Once I spot these two elements—my defense and the consideration of the source—I can easily forestall my kneejerk petulance and give the other person a chance at educating me. But this all happens in an instant, between the time it takes to read a tweet and hit reply button.
Sometimes the need to constantly check and recheck prejudices can feel like a threat to who we are, but with growth comes responsibilities. We can’t afford to continue creating a world where we can engage in activities we consider benign, whereas they cause real evil in the world as they proliferate. A video with monkey voices might look like a little annoyance to me, but it’s not for that football player who works hard at his craft, and becomes successful only to be taunted on the field.

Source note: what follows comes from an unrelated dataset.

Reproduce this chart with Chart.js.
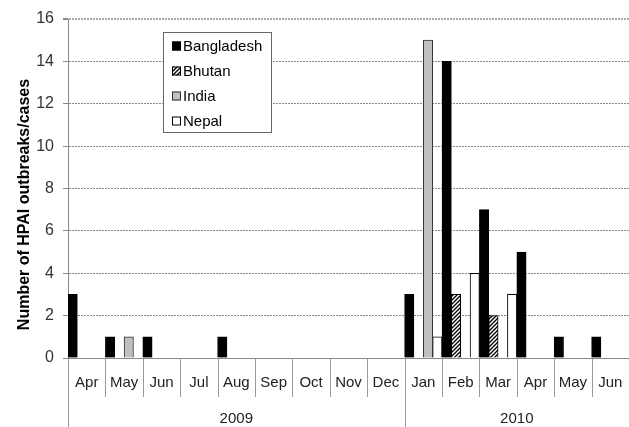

Like Baldwin says in a quote I found by the way of Teju Cole, “People who shut their eyes to reality simply invite their own destruction, and anyone who insists on remaining in a state of innocence long after that innocence is dead turns himself into a monster.”
We all yearn for these worlds where our beliefs are left unchallenged. But those worlds only existed because some voices were actively silenced, some people violently oppressed. It is nostalgia for a world that that can never come back. I’ll never return to the person I was almost a decade ago, listening to Betelehemu on the bed, marveling at the music as I replayed the song, without a thought for the sounds at the end. I now owe the responsibility to daily question my ways of movement and being, and ensure I’m ready to continue my education in how to be a citizen of this world whose future is neither racist, nor patriarchal, nor any of the things that my childhood naiveté took for granted.